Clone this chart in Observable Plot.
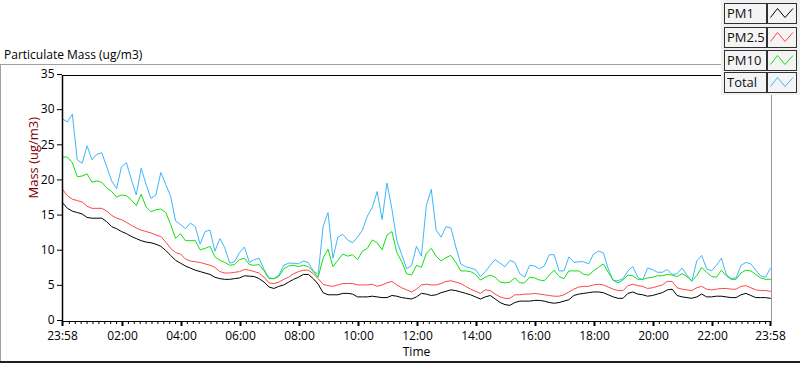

○ ○ ○ ○ ○

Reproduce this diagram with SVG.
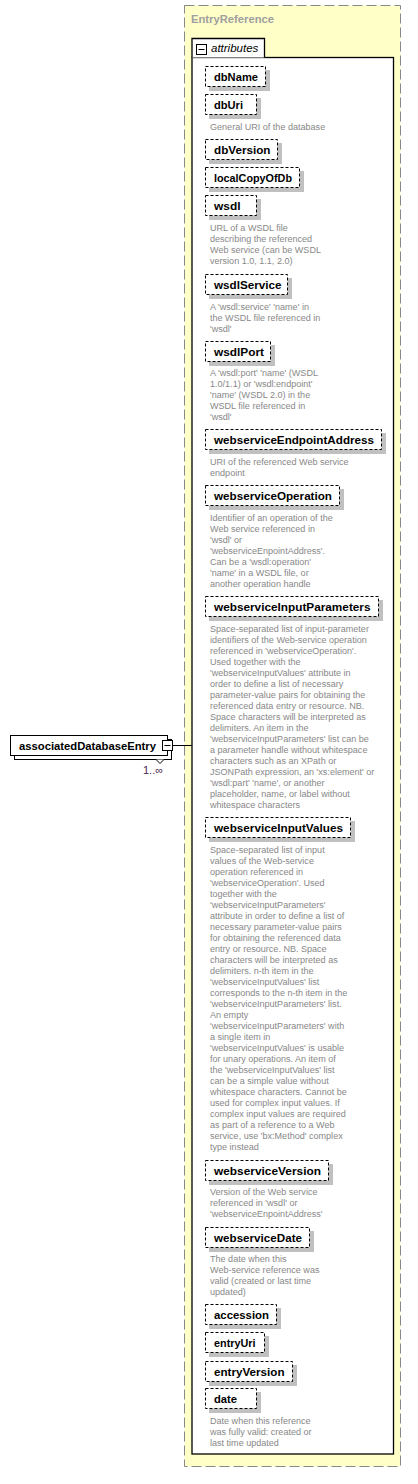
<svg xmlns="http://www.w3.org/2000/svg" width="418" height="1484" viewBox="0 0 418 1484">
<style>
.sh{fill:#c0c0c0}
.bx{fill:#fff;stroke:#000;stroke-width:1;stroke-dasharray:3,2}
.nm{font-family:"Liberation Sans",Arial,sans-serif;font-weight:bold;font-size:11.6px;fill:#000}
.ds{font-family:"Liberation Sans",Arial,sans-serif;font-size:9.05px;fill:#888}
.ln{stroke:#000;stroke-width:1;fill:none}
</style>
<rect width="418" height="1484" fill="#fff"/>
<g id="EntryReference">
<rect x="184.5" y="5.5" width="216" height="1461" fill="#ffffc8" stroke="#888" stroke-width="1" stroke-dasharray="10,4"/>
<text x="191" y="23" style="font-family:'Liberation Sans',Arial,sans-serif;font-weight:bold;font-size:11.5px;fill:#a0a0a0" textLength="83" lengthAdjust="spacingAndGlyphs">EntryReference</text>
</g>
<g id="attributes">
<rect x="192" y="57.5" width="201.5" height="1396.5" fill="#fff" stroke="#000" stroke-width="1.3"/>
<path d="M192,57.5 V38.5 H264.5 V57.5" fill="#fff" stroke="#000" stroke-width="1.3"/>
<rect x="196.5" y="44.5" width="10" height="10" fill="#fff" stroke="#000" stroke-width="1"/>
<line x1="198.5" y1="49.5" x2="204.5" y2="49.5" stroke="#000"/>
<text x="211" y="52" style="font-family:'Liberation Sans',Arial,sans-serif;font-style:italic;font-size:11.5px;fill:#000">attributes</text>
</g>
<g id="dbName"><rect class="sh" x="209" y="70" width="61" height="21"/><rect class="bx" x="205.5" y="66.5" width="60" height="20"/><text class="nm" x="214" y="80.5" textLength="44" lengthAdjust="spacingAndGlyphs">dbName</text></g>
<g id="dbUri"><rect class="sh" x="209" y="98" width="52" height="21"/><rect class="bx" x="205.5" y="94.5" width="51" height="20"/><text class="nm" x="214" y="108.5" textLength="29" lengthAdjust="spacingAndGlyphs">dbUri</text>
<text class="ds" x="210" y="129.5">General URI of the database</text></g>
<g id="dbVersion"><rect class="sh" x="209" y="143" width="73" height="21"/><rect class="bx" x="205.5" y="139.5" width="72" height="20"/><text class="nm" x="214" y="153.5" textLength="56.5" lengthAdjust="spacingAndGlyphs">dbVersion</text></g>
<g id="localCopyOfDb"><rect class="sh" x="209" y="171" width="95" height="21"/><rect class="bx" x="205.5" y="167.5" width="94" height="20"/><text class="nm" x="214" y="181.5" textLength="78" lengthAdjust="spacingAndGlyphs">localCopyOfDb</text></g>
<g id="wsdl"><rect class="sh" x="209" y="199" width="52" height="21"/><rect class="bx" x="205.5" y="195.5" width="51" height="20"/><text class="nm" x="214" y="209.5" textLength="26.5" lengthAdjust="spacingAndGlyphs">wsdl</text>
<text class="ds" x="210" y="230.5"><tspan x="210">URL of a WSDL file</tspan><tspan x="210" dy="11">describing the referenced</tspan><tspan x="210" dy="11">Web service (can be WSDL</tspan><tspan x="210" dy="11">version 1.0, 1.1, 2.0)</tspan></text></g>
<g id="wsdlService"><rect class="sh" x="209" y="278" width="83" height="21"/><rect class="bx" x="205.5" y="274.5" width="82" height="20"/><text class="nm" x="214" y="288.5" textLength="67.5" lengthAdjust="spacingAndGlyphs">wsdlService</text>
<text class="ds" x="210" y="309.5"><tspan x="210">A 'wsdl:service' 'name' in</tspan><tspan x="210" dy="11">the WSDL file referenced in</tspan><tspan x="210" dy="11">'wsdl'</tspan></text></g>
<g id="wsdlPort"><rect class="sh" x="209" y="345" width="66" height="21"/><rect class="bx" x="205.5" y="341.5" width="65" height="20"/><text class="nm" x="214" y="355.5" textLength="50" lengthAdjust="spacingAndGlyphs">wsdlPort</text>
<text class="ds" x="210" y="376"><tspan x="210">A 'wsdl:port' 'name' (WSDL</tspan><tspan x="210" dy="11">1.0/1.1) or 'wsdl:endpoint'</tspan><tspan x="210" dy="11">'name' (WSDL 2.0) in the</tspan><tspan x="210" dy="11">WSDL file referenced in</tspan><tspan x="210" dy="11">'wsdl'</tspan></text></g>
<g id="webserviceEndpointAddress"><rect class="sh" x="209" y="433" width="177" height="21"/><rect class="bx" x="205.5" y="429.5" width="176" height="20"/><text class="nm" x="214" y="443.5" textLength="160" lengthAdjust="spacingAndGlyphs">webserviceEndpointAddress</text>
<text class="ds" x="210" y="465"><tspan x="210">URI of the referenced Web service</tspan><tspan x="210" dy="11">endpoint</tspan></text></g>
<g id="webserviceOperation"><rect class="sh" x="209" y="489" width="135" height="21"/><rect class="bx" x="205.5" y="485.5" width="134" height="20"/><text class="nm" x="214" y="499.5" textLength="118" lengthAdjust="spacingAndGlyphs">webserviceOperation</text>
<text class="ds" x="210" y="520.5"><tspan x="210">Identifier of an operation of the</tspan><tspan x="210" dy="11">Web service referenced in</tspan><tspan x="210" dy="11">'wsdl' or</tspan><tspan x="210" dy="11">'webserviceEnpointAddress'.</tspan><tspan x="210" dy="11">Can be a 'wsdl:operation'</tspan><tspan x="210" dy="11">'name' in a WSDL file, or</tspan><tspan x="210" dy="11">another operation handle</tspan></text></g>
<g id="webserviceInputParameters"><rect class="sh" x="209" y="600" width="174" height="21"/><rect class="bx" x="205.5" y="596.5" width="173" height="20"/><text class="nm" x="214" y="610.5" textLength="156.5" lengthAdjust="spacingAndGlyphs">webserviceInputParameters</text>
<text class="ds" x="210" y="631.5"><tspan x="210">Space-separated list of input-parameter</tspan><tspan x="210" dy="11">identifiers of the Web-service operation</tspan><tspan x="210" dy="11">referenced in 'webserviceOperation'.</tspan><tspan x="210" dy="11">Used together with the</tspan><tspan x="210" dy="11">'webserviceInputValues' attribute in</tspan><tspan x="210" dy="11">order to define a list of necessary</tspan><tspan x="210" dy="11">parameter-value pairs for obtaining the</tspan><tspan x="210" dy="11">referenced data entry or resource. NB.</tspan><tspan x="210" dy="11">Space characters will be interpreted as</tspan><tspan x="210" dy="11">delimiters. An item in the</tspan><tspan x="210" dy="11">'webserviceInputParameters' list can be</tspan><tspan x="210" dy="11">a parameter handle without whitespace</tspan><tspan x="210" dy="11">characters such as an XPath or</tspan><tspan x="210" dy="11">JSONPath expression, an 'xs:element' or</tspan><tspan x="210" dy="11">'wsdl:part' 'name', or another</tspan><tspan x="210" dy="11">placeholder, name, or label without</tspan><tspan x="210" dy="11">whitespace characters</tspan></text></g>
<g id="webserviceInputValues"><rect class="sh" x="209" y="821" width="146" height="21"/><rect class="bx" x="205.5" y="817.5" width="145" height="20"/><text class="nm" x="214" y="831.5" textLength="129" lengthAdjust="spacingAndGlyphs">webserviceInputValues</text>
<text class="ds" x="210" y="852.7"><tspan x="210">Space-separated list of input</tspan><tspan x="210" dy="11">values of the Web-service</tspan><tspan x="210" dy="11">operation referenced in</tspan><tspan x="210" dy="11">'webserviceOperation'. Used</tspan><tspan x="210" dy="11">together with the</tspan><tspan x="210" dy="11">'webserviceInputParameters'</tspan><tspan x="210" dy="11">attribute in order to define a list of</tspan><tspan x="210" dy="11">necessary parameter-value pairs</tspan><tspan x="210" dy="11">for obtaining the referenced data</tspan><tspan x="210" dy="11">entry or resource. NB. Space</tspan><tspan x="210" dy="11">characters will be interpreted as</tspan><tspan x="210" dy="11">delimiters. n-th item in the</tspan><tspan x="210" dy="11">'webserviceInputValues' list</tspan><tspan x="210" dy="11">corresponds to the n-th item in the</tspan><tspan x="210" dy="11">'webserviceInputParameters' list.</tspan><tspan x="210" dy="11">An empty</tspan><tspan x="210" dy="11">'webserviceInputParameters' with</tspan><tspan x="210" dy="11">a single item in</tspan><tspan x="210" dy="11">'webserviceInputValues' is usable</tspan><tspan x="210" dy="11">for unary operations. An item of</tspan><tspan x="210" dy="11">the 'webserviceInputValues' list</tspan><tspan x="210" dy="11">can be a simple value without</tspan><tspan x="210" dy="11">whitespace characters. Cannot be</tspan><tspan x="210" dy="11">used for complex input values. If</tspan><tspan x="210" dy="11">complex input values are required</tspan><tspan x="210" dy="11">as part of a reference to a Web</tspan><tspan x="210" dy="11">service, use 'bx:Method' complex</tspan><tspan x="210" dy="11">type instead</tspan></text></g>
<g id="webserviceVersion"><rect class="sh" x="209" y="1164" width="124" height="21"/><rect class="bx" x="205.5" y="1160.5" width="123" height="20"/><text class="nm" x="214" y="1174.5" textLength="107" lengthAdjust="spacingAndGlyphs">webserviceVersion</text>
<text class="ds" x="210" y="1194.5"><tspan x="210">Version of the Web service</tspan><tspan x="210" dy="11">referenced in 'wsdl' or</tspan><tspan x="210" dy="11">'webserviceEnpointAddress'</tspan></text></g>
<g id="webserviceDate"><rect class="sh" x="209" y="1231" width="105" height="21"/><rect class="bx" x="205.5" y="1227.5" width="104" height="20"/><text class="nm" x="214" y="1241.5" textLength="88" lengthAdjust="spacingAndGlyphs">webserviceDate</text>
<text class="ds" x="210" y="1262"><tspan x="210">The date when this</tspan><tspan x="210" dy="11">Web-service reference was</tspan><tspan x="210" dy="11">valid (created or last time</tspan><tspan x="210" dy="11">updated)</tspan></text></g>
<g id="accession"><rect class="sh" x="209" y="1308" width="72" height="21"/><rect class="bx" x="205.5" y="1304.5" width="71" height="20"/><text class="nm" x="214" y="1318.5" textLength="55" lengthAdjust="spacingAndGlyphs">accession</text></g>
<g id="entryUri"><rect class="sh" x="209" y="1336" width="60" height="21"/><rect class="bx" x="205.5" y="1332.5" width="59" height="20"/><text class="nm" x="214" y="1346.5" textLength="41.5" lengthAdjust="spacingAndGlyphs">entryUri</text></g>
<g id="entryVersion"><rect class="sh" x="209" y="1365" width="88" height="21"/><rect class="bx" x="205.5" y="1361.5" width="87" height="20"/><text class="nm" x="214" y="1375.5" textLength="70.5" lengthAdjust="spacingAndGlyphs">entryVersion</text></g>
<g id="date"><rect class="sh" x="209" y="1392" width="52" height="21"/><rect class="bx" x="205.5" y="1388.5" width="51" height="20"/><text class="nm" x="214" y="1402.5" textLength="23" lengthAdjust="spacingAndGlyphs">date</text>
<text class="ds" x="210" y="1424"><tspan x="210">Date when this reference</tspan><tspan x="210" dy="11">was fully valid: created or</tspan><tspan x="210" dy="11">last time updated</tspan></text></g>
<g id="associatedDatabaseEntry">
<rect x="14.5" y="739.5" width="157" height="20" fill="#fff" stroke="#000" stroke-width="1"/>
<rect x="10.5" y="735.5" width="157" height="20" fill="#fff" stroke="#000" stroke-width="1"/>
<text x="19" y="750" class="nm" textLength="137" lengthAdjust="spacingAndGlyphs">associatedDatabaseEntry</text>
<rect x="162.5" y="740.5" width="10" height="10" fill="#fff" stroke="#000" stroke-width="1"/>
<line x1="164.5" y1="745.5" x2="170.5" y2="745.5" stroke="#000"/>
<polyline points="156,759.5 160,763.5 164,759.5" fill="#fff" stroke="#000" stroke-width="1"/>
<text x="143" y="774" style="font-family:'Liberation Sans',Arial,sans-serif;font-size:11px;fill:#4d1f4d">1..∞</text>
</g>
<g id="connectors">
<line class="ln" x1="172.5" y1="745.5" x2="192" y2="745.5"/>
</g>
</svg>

○ ○ ○ ○ ○

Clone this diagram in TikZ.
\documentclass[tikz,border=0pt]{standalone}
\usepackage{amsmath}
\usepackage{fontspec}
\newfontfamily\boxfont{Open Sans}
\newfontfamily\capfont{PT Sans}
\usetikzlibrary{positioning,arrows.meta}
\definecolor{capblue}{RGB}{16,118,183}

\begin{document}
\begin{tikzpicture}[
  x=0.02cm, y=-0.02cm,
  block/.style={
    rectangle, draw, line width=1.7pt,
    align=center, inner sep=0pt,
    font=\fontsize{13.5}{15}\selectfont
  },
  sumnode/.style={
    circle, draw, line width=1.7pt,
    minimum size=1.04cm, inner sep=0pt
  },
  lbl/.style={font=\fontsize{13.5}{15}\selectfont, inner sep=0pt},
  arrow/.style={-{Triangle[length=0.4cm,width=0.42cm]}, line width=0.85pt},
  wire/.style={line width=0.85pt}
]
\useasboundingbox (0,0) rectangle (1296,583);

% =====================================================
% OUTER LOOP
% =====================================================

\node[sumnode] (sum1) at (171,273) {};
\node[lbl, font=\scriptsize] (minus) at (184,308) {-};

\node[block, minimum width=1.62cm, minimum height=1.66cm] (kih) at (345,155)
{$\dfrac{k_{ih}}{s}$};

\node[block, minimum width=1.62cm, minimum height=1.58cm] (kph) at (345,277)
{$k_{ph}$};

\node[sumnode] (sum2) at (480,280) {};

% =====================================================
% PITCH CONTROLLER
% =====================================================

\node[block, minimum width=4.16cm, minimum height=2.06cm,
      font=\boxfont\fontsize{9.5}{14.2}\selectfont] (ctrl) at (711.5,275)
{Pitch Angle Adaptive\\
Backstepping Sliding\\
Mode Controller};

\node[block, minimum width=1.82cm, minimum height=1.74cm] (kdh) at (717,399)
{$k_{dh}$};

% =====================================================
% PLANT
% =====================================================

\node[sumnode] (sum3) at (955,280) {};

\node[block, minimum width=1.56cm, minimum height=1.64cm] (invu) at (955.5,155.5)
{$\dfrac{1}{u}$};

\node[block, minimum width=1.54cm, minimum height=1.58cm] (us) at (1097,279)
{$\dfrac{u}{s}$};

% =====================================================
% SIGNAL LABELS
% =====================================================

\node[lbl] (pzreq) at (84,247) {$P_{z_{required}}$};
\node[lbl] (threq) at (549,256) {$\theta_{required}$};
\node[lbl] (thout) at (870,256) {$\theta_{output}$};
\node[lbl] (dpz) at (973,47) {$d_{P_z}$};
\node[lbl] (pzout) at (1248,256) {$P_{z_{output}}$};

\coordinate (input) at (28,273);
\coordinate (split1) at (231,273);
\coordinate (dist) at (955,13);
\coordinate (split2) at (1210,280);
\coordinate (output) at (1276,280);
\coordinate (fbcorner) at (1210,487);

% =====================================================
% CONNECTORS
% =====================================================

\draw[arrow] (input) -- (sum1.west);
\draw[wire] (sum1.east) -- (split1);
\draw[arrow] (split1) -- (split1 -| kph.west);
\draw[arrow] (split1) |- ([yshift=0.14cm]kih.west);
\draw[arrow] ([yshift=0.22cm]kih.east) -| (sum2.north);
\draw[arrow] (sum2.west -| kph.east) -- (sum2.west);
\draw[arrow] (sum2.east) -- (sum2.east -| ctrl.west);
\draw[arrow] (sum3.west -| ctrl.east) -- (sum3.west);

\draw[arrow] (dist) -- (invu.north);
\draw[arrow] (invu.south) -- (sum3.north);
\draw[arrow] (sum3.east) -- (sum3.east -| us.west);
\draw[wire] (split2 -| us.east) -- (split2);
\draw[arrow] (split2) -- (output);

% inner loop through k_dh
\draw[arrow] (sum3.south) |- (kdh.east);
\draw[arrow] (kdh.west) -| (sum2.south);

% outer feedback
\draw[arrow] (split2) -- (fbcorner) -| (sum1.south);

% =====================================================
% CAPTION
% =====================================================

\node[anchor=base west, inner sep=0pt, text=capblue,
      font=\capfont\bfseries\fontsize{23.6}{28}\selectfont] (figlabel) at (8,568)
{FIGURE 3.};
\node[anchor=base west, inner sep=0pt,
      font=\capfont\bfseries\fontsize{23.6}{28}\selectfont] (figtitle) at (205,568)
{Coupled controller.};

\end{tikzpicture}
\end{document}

○ ○ ○ ○ ○

Output nothing except the lines from the line with "Clone this diagram in TikZ." through the line with "(0,0) rectangle (1296,583);", copied exactly, end lines included.

▶ Response for this exercise
Clone this diagram in TikZ.
\documentclass[tikz,border=0pt]{standalone}
\usepackage{amsmath}
\usepackage{fontspec}
\newfontfamily\boxfont{Open Sans}
\newfontfamily\capfont{PT Sans}
\usetikzlibrary{positioning,arrows.meta}
\definecolor{capblue}{RGB}{16,118,183}

\begin{document}
\begin{tikzpicture}[
  x=0.02cm, y=-0.02cm,
  block/.style={
    rectangle, draw, line width=1.7pt,
    align=center, inner sep=0pt,
    font=\fontsize{13.5}{15}\selectfont
  },
  sumnode/.style={
    circle, draw, line width=1.7pt,
    minimum size=1.04cm, inner sep=0pt
  },
  lbl/.style={font=\fontsize{13.5}{15}\selectfont, inner sep=0pt},
  arrow/.style={-{Triangle[length=0.4cm,width=0.42cm]}, line width=0.85pt},
  wire/.style={line width=0.85pt}
]
\useasboundingbox (0,0) rectangle (1296,583);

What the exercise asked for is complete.